So close we can taste it

By Helaina N. Hovitz

From fine wine to fish tacos, the first annual Taste of Front Street will have something to offer everyone.

Following in the successful footsteps of the Taste of Tribeca, the event will feature “tastes” of the signature dishes and drinks from 23 local merchants. All proceeds go to the Spruce Street School (P.S. 397) P.T.A. and will be used for the development of enrichment programs.

Many owners of the featured restaurants are also Downtown residents, like Calli Lerner, co-owner of Bin 220, who lives in Southbridge Towers. “It is important for everyone in the community to come together for this important cause,” she said. 

Learan Kahanov, one of the parent organizers and a P.T.A. member at Spruce Street School, said the event is about building a community, creating awareness, and raising money for the school. “It’s a group effort; we had a lot of help from other parents, as well as from the local merchants and area residents,” said Kahanov.

The event is the brainchild of Fernando Dallorso, another Downtown resident and owner of Stella restaurant. He came up with the idea two years ago after seeing just how hard the recession hit the area. Dallorso hopes the event will play a big part in revitalizing the neighborhood and expects at least 500 people.

Dallorso came to the C. B. 1 Seaport Committee meeting seeking support for the Front Street Restaurateurs.

“I suggested that we do a Taste of Front Street akin to the Taste of Tribeca to help advertise the restaurants while also supporting the brand new Spruce Street P.S. 397,” said committee member Paul Hovitz. “The eastside has always been an ‘orphan’ when it comes to parks, schools and amenities. Here’s our chance to support the eastside contingent of C.B. 1.”

Claudio Marini, owner of Barbarini restaurant, has lived in Tribeca for ten years and has three children who attend schools in Lower Manhattan. After seeing the Taste of Tribeca “get better every year,” he expects this event to do the same, and hopes it will draw in crowds that normally don’t patronize Front Street after visiting the South Street Seaport. All of the merchants involved hope that the Taste will bring in more regular customers. “Winter was very hard for everybody,” said Marini. “Onda [restaurant] closed down. That’s a sign of the times, and it worries me a lot when a place closes down right next door.”

The event holds special significance for P.S. 397 children. This inaugural year’s kindergarten curriculum included a restaurant study in which the kids worked with Front Street restaurants Nelson Blue, Stella, and the Cowgirl Seahorse to learn about various aspects of the restaurant business.

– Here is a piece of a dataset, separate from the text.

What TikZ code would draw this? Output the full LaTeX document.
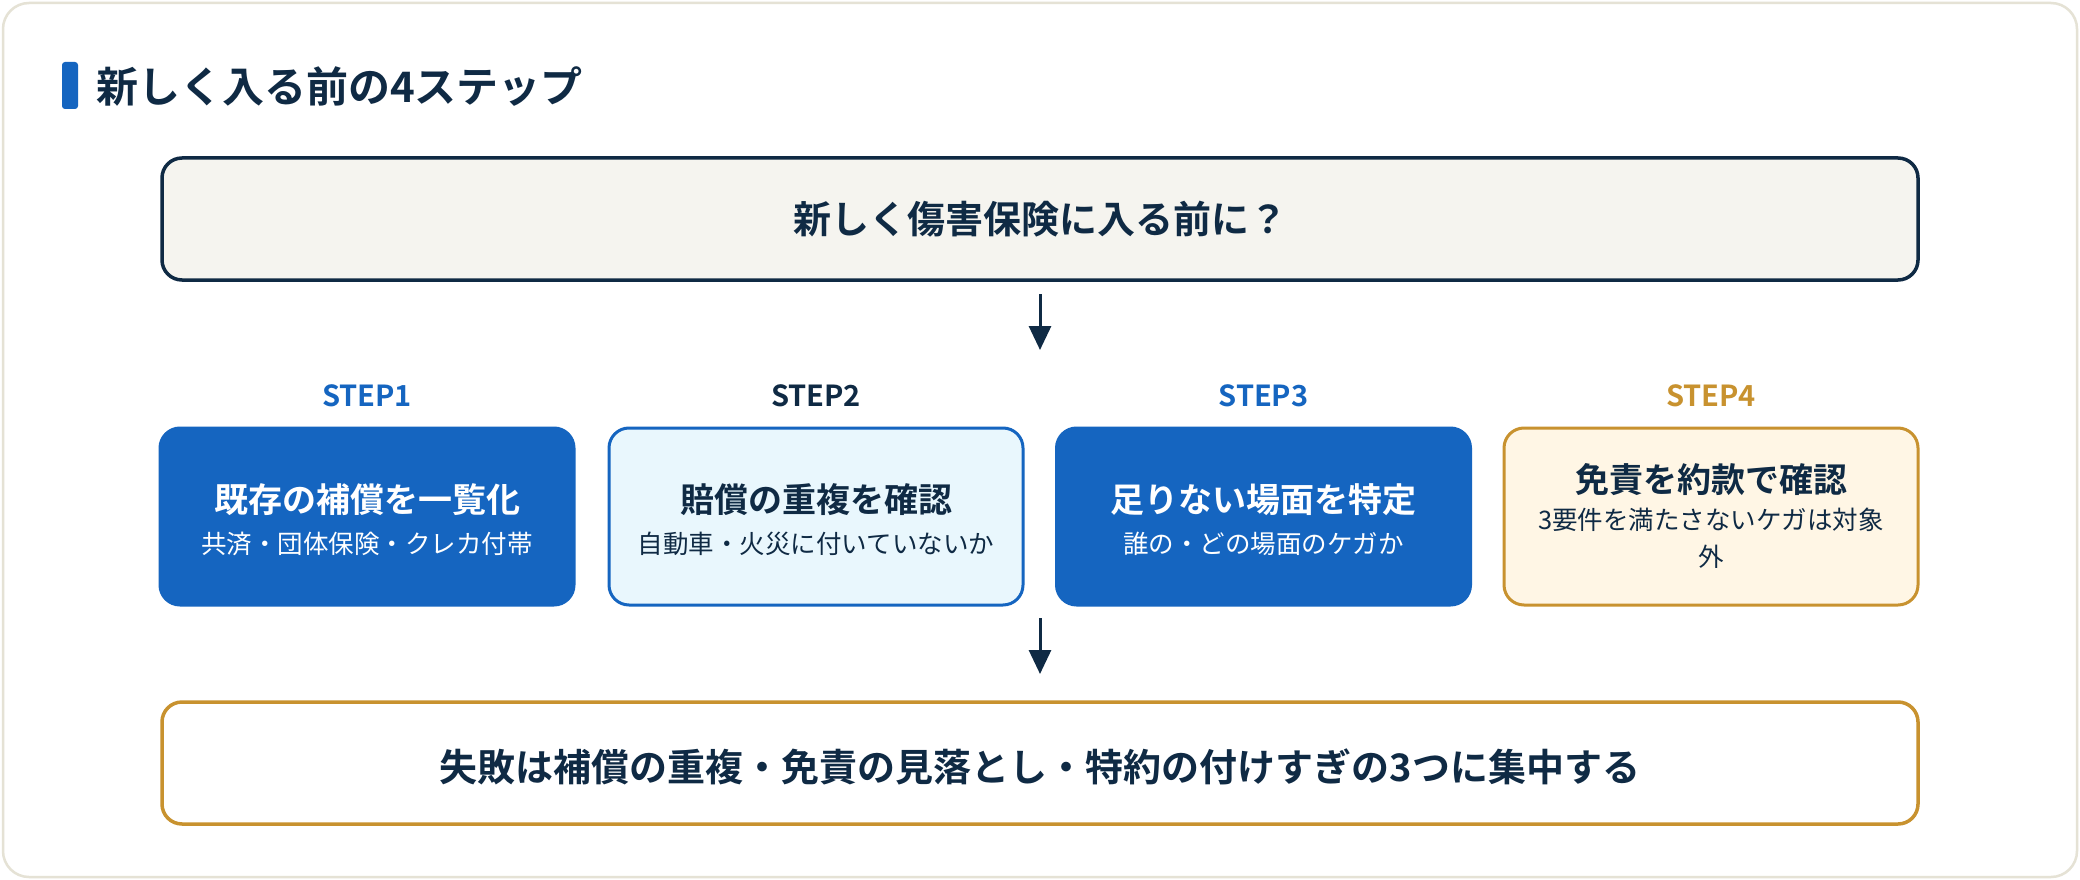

“It’s like we’re one big, happy family. We want to lend our support to the local business,” said Elda Roter, a P.S. 397 parent. “Front Street is sort of this undiscovered gem for a lot of New Yorkers who aren’t familiar with this part of Downtown.”

Dallorso said that sponsors jumped at the chance to help, and none of them did it for their own personal gain. “I told them, ‘there’s not much we can give you,’ but it didn’t matter to any of them, they were all eager to help,” he said.

Empire Promotions, the Manhattan Chamber of Commerce, Nova Graphics, New Amsterdam, Market, Edible Manhattan, Downtown Alliance, Roger Bentley Advertising, Fabric Traditions, The Quad Manhattan, Fulton Stall Market/GGP, Radeberger U.S.A., and Dallis Bros. Coffee, and the Downtown Express sponsored the event. 

Thirty volunteers will be working the event that will take place on Front Street between Beekman Street and Peck Slip on Saturday, June 26, from 11 a.m. to 3 p.m. One ticket is $25 for five tastings, and all tickets can be purchased at event.